In oral argument, Mr Malik at first resolutely maintained that the “prime difficulty for the Appellant was one of fact” because the judge had rejected the Appellant’s argument that the BRP had been issued in error. When the court asked Mr Malik, given the terms of the refusal letter, on what basis he said the Secretary of State had “decided” (for regulation 13 purposes) to grant refugee status and leave, he replied, “I don’t know what the Secretary of State accepted or rejected when granting refugee status”. Counsel’s difficulties arise from the strong and irresistible inference that refugee status and leave had not been granted, but refused and remained refused, and a permit issued in error. This inference is strengthened from the lack of any subsequent explanation from the Secretary of State after the issue of the BRP and the November letter stating unmistakably that there had been an issuing error. Counsel accepts that the November letter indeed qualifies as “evidence”. Therefore, counsel accepted that there was indeed “evidence”, should this court accept it, that the BRP has been issued in error. Mr Malik’s fallback submission was that it is “immaterial” whether the BRP had been issued in error, which we address further from paragraph 90 below.

77.

We consider that it is obvious and frankly beyond sensible argument that the BRP was issued in error. In light of this blinding reality, one cannot credibly state that the Secretary of State “decided” to grant leave. In fact, she informed the Respondent in August and November 2023 that precisely the opposite was the case. It is for that reason that in the “Findings” section of the FTT judgment, the judge said in terms at para 26:

“I am satisfied that having received the SSHD’s full reasons for refusal of his asylum claim and indeed subsequently lodging notice of appeal against that decision, the Appellant can have been in no doubt that the SSHD did not intend to issue him with the BRP.”

78.

If, as the judge found, the Secretary of State “did not intend” to issue the BRP, it is inconceivable that it was not issued in error.
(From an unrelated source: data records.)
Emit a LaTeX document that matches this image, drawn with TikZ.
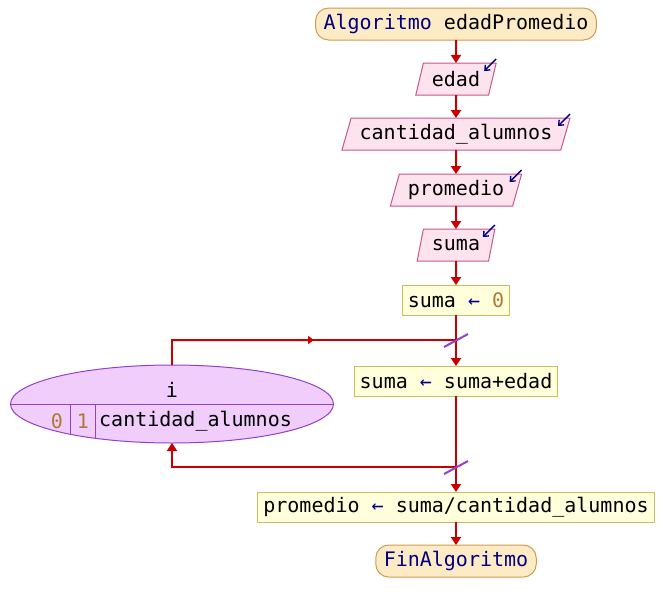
\documentclass[tikz,border=0pt]{standalone}
\usepackage{fontspec}
\setmainfont{DejaVu Sans Mono}
\usetikzlibrary{positioning, arrows.meta, shapes.geometric, calc}

\definecolor{flowred}{HTML}{C80000}
\definecolor{termfill}{HTML}{FDEBC5}
\definecolor{termline}{HTML}{D39B4C}
\definecolor{readfill}{HTML}{FDE3EE}
\definecolor{readline}{HTML}{C9548E}
\definecolor{assignfill}{HTML}{FFFFDC}
\definecolor{assignline}{HTML}{C8C060}
\definecolor{loopfill}{HTML}{F0CDFB}
\definecolor{loopline}{HTML}{9440C8}
\definecolor{keyblue}{HTML}{000080}
\definecolor{numbrown}{HTML}{B07838}

\begin{document}
\begin{tikzpicture}[
    x=1pt, y=-1pt,
    font=\fontsize{20}{24}\selectfont,
    node distance=23pt,
    terminal/.style={
        rectangle,
        rounded corners=13pt,
        draw=termline,
        fill=termfill,
        line width=1pt,
        inner xsep=8pt,
        minimum height=32pt,
        outer sep=0pt
    },
    readbox/.style={
        trapezium,
        trapezium left angle=71,
        trapezium right angle=109,
        trapezium stretches body,
        draw=readline,
        fill=readfill,
        line width=1pt,
        inner xsep=8.5pt,
        minimum height=32pt,
        outer sep=0pt
    },
    assign/.style={
        rectangle,
        draw=assignline,
        fill=assignfill,
        line width=1pt,
        inner xsep=5.5pt,
        minimum height=30pt,
        outer sep=0pt
    },
    loopnode/.style={
        ellipse,
        draw=loopline,
        fill=loopfill,
        line width=1pt,
        minimum width=323pt,
        minimum height=78pt,
        outer sep=0pt
    },
    flowline/.style={
        draw=flowred,
        line width=2pt
    },
    flow/.style={
        flowline,
        -{Triangle[length=8pt, width=10pt]}
    },
    readmark/.style={
        draw=keyblue,
        line width=1.4pt,
        -{Straight Barb[length=4pt, width=7pt]}
    },
    slash/.style={
        draw=loopline,
        line width=2pt
    }
]
\useasboundingbox (0,0) rectangle (664,613);

% ------------------------------------------------------------------
% MAIN SEQUENCE
% ------------------------------------------------------------------

\node[terminal] (start) at (456,24)
{\textcolor{keyblue}{Algoritmo} edadPromedio};

\node[readbox, below=of start] (edad) {edad};

\node[readbox, below=of edad] (cantidad) {cantidad\_alumnos};

\node[readbox, below=24pt of cantidad] (promedio) {promedio};

\node[readbox, below=of promedio] (suma) {suma};

\node[assign, below=24pt of suma] (sumacero)
{suma \textcolor{keyblue}{←} \textcolor{numbrown}{0}};

\coordinate[below=25pt of sumacero] (looptop);

\node[assign, below=51pt of sumacero] (sumaedad)
{suma \textcolor{keyblue}{←} suma+edad};

\coordinate[below=71pt of sumaedad] (loopend);

\node[assign, below=96pt of sumaedad] (promasig)
{promedio \textcolor{keyblue}{←} suma/cantidad\_alumnos};

\node[terminal, below=of promasig] (fin)
{\textcolor{keyblue}{FinAlgoritmo}};

% ------------------------------------------------------------------
% FOR LOOP
% ------------------------------------------------------------------

\node[loopnode] (forloop) at (172,404) {};

\draw[loopline, line width=1pt] (forloop.west) -- (forloop.east);
\draw[loopline, line width=1pt] (70,404) -- (70,434);
\draw[loopline, line width=1pt] (95,404) -- (95,438);

\node (loopvar) at (172,390) {i};
\node[text=numbrown] (loopstart) at (57,421) {0};
\node[text=numbrown] (loopstep) at (83,421) {1};
\node[anchor=west, inner xsep=0pt] (loopstop) at (99,421) {cantidad\_alumnos};

% ------------------------------------------------------------------
% CONNECTIONS
% ------------------------------------------------------------------

\draw[flow] (start) -- (edad);
\draw[flow] (edad) -- (cantidad);
\draw[flow] (cantidad) -- (promedio);
\draw[flow] (promedio) -- (suma);
\draw[flow] (suma) -- (sumacero);

\draw[flowline] (sumacero) -- (looptop);
\draw[flow] (looptop) -- (sumaedad);
\draw[flowline] (sumaedad) -- (loopend);
\draw[flow] (loopend) -- (promasig);
\draw[flow] (promasig) -- (fin);

\draw[flowline] (forloop.north) |- (looptop);
\draw[flowline, -{Triangle[length=6pt, width=8pt]}]
    (forloop.north |- looptop) -- ($(forloop.north |- looptop)!0.5!(looptop)$);
\draw[flow] (loopend) -| (forloop.south);

\draw[slash] ($(looptop)+(-12,7)$) -- ($(looptop)+(12,-6)$);
\draw[slash] ($(loopend)+(-12,7)$) -- ($(loopend)+(12,-6)$);

% ------------------------------------------------------------------
% READ MARKS
% ------------------------------------------------------------------

\foreach \v in {edad, cantidad, promedio, suma}
    \draw[readmark] ([shift={(0,-4)}]\v.top right corner)
        -- ([shift={(-12,8)}]\v.top right corner);

\end{tikzpicture}
\end{document}
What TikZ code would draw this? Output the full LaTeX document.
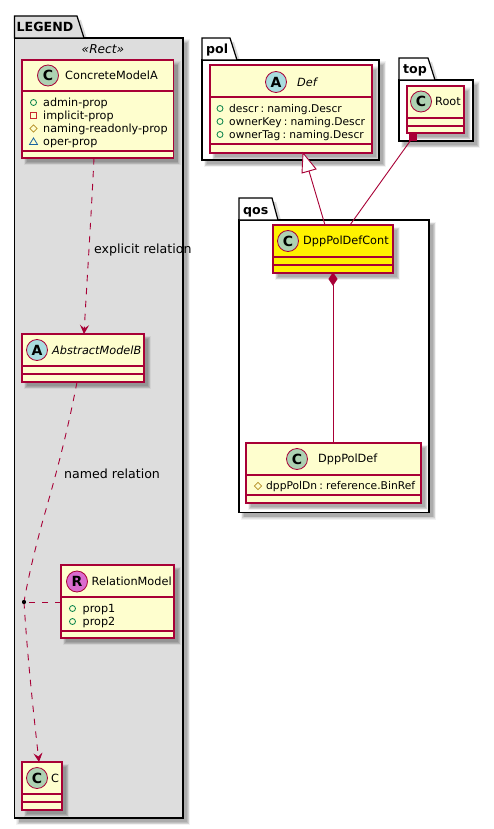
\documentclass[tikz,border=0pt]{standalone}
\usepackage{fontspec}
\setmainfont{DejaVu Sans}
\usetikzlibrary{arrows.meta,calc}
\definecolor{umlred}{HTML}{A80036}
\definecolor{umlfill}{HTML}{FEFECE}
\definecolor{legendgray}{HTML}{DDDDDD}
\definecolor{spotc}{HTML}{ADD1B2}
\definecolor{spota}{HTML}{A9DCDF}
\definecolor{spotr}{HTML}{DA6BCF}
\definecolor{visgreen}{HTML}{038048}
\definecolor{visred}{HTML}{C82930}
\definecolor{visyellow}{HTML}{B38D22}
\definecolor{visblue}{HTML}{1963A0}
\newcommand{\txt}{\fontsize{11.3}{13}\selectfont}
\newcommand{\atxt}{\fontsize{11.2}{13}\selectfont\spaceskip=.16em\relax}
\newcommand{\btxt}{\fontsize{10.7}{13}\selectfont\spaceskip=.2em\relax}
\newcommand{\etxt}{\fontsize{12.6}{14}\selectfont}
\newcommand{\ptxt}{\fontsize{12.6}{14}\selectfont\bfseries}
\tikzset{
  classbox/.style={draw=umlred,line width=1.1pt,inner sep=0pt,outer sep=0pt},
  pkgline/.style={draw=black,line width=1.2pt,line join=miter},
  spotcircle/.style={draw=umlred,line width=.8pt,circle,minimum size=21pt,inner sep=0pt,font=\fontsize{14}{14}\selectfont\bfseries},
  classname/.style={inner sep=0pt,anchor=west,text=black,font=\txt},
  attrtext/.style={inner sep=0pt,anchor=base west,text=black,font=\atxt},
  edgelabel/.style={inner sep=0pt,anchor=west,text=black,font=\etxt},
  relation/.style={draw=umlred,line width=.9pt},
  dashrel/.style={relation,dash pattern=on 6.5pt off 6.5pt},
  opentip/.style={-{Stealth[length=9pt,width=9pt,inset=3.5pt,fill=umlred]}},
  visicon/.style={line width=.8pt},
}
% soft shadow behind a rectangle
\newcommand{\softshadow}[4]{%
  \fill[black,opacity=.05] (#1+1.5,#2+1.5) rectangle (#3+7,#4+7);
  \fill[black,opacity=.06] (#1+2.5,#2+2.5) rectangle (#3+6.3,#4+6.3);
  \fill[black,opacity=.08] (#1+3.2,#2+3.2) rectangle (#3+5.6,#4+5.6);
  \fill[black,opacity=.09] (#1+4,#2+4) rectangle (#3+4.8,#4+4.8);
  \fill[black,opacity=.09] (#1+4.6,#2+4.6) rectangle (#3+4,#4+4);
}
% name x1 y1 x2 y2 line1 line2 fill
\newcommand{\umlclass}[8]{%
  \softshadow{#2}{#3}{#4}{#5}
  \node[classbox,fill=#8,minimum width={#4-#2},minimum height={#5-#3}] (#1) at ({(#2+#4)/2},{(#3+#5)/2}) {};
  \draw[umlred,line width=1.1pt] (#2,#6) -- (#4,#6) (#2,#7) -- (#4,#7);
}
% name x y fill letter
\newcommand{\spot}[5]{\node[spotcircle,fill=#4] (#1) at (#2,#3) {#5};}
% name x1 ytab tabx1 tabx2 ybody x2 ybottom fill label
\newcommand{\umlpkg}[9]{%
  \softshadow{#2}{#6}{#7}{#8}
  \fill[black,opacity=.15] (#2+4,#3+4) -- (#4+4,#3+4) -- (#5+4,#6+4) -- (#2+4,#6+4) -- cycle;
  \node[pkgline,fill=#9,inner sep=0pt,outer sep=0pt,minimum width={#7-#2},minimum height={#8-#6}] (#1) at ({(#2+#7)/2},{(#6+#8)/2}) {};
  \draw[pkgline,fill=#9] (#1.north west) -- (#2,#3) -- (#4,#3) -- (#5,#6) -- cycle;
}
\newcommand{\pkglabel}[4]{\node[inner sep=0pt,anchor=base west,font=\ptxt] (#1) at (#2,#3) {#4};}
\newcommand{\visplus}[2]{\draw[visicon,visgreen] (#1,#2) circle (3pt);}
\newcommand{\visminus}[2]{\draw[visicon,visred] (#1-3,#2-3) rectangle (#1+3,#2+3);}
\newcommand{\vishash}[2]{\draw[visicon,visyellow] (#1-3.6,#2) -- (#1,#2-3.6) -- (#1+3.6,#2) -- (#1,#2+3.6) -- cycle;}
\newcommand{\vistilde}[2]{\draw[visicon,visblue] (#1-4,#2+3) -- (#1,#2-3.5) -- (#1+4,#2+3) -- cycle;}
\newcommand{\attr}[4]{\node[attrtext] (#1) at (#2,#3+3.8) {#4};}
\newcommand{\battr}[4]{\node[attrtext,font=\btxt] (#1) at (#2,#3+3.8) {#4};}
\begin{document}
\begin{tikzpicture}[x=1pt,y=-1pt]
\useasboundingbox (0,0) rectangle (493,829);
\fill[white] (0,0) rectangle (493,829);
% packages
\umlpkg{legendpkg}{14.5}{16}{77}{84}{38}{183}{818}{legendgray}
\umlpkg{polpkg}{202}{38}{230}{237}{60}{379}{160}{white}
\umlpkg{toppkg}{399}{58}{428}{435}{80}{473}{141}{white}
\umlpkg{qospkg}{239}{198}{272}{278}{220}{429}{512.5}{white}
\pkglabel{legendlabel}{16.5}{32}{LEGEND}
\pkglabel{pollabel}{206}{54}{pol}
\pkglabel{toplabel}{403}{74}{top}
\pkglabel{qoslabel}{243}{214}{qos}
\node[inner sep=0pt,font=\fontsize{12.2}{14}\selectfont\itshape] (rectlabel) at (103,49.5) {«Rect»};
% classes
\umlclass{cma}{22}{60}{173.5}{158}{91}{151}{umlfill}
\spot{cmaspot}{48}{75.5}{spotc}{C}
\node[classname] (cmaname) at (65,75.5) {ConcreteModelA};
\visplus{33.5}{102.5}\attr{a1}{43}{102.5}{admin-prop}
\visminus{33.5}{115.5}\attr{a2}{43}{115.5}{implicit-prop}
\vishash{33.5}{128.5}\attr{a3}{43}{128.5}{naming-readonly-prop}
\vistilde{33.5}{141.5}\attr{a4}{43}{141.5}{oper-prop}

\umlclass{amb}{22}{334}{144}{382}{366}{374}{umlfill}
\spot{ambspot}{37}{350}{spota}{A}
\node[classname,font=\txt\itshape] (ambname) at (52,350) {AbstractModelB};

\umlclass{rel}{61}{565}{174}{638}{597}{631}{umlfill}
\spot{relspot}{77}{581.5}{spotr}{R}
\node[classname] (relname) at (91.5,581.5) {RelationModel};
\visplus{72.5}{608.5}\attr{r1}{82.5}{608.5}{prop1}
\visplus{72.5}{621.5}\attr{r2}{82.5}{621.5}{prop2}

\umlclass{cc}{22}{762}{62}{810}{794}{802}{umlfill}
\spot{ccspot}{37}{778}{spotc}{C}
\node[classname] (ccname) at (51,778) {C};

\umlclass{def}{210}{65}{372}{153}{97}{144}{umlfill}
\spot{defspot}{276}{82}{spota}{A}
\node[classname,font=\txt\itshape] (defname) at (297,82) {Def};
\visplus{220}{108.5}\battr{d1}{229}{108.5}{descr : naming.Descr}
\visplus{220}{121.5}\battr{d2}{229}{121.5}{ownerKey : naming.Descr}
\visplus{220}{134.5}\battr{d3}{229}{134.5}{ownerTag : naming.Descr}

\umlclass{root}{407}{86}{464}{133}{118}{126}{umlfill}
\spot{rootspot}{421}{101.5}{spotc}{C}
\node[classname] (rootname) at (435,101.5) {Root};

\umlclass{cont}{273}{225}{393}{273}{257}{265}{yellow}
\spot{contspot}{288}{241}{spotc}{C}
\node[classname] (contname) at (303,241) {DppPolDefCont};

\umlclass{dpd}{246}{443}{421}{503}{475}{495}{umlfill}
\spot{dpdspot}{297}{459}{spotc}{C}
\node[classname] (dpdname) at (318,459) {DppPolDef};
\vishash{258}{486}\battr{p1}{266}{486}{dppPolDn : reference.BinRef}

% connectors
\node[circle,fill=black,inner sep=0pt,minimum size=4pt] (dot) at (24,602) {};
\draw[dashrel,opentip] ([xshift=-3.75pt]cma.south) .. controls (91,220) and (87,280) .. ([xshift=1pt]amb.north);
\draw[dashrel] ([xshift=-6pt]amb.south) .. controls (65,445) and (50,495) .. (43,520) .. controls (36,545) and (28,578) .. (dot.center);
\draw[dashrel,opentip] (dot.center) .. controls (27,650) and (32,700) .. ([xshift=-3pt]cc.north);
\draw[dashrel] (rel.west |- dot) -- (dot.center);
\draw[relation] (def.south -| 309,0) ++(0,18) coordinate (inhstart) (inhstart) -- ([xshift=-8pt]cont.north);
\draw[relation,fill=white] ([xshift=12pt]def.south) -- (302,173) -- (316,169) -- cycle;
\draw[relation] ([xshift=-22.5pt]root.south) ++(0,4) coordinate (rootend) (rootend) -- ([xshift=17pt]cont.north);
\fill[umlred] ([xshift=-26.5pt]root.south) rectangle ([xshift=-18.5pt,yshift=-8pt]root.south);
\draw[relation] (cont.south) ++(0,12) coordinate (compend) (compend) -- (dpd.north -| compend);
\draw[relation,fill=umlred] (cont.south) -- ++(4,6) -- ++(-4,6) -- ++(-4,-6) -- cycle;
\node[circle,fill=black,inner sep=0pt,minimum size=4pt] (dottop) at (dot) {};
% labels
\node[edgelabel] (lbl1) at (94,250) {explicit relation};
\node[edgelabel] (lbl2) at (64,474) {named relation};
\end{tikzpicture}
\end{document}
It plainly was. It has been often said that the law must deal in realities not technicalities. Here the situation is starker. The court is being asked to act on fictions. A permit that under delegated legislation requires a decision of grant of leave before its valid issue has been issued without a decision to grant leave and despite wholesale and flat refusal, yet it is claimed to be valid nevertheless.

79.

We conclude that the BRP was issued in error.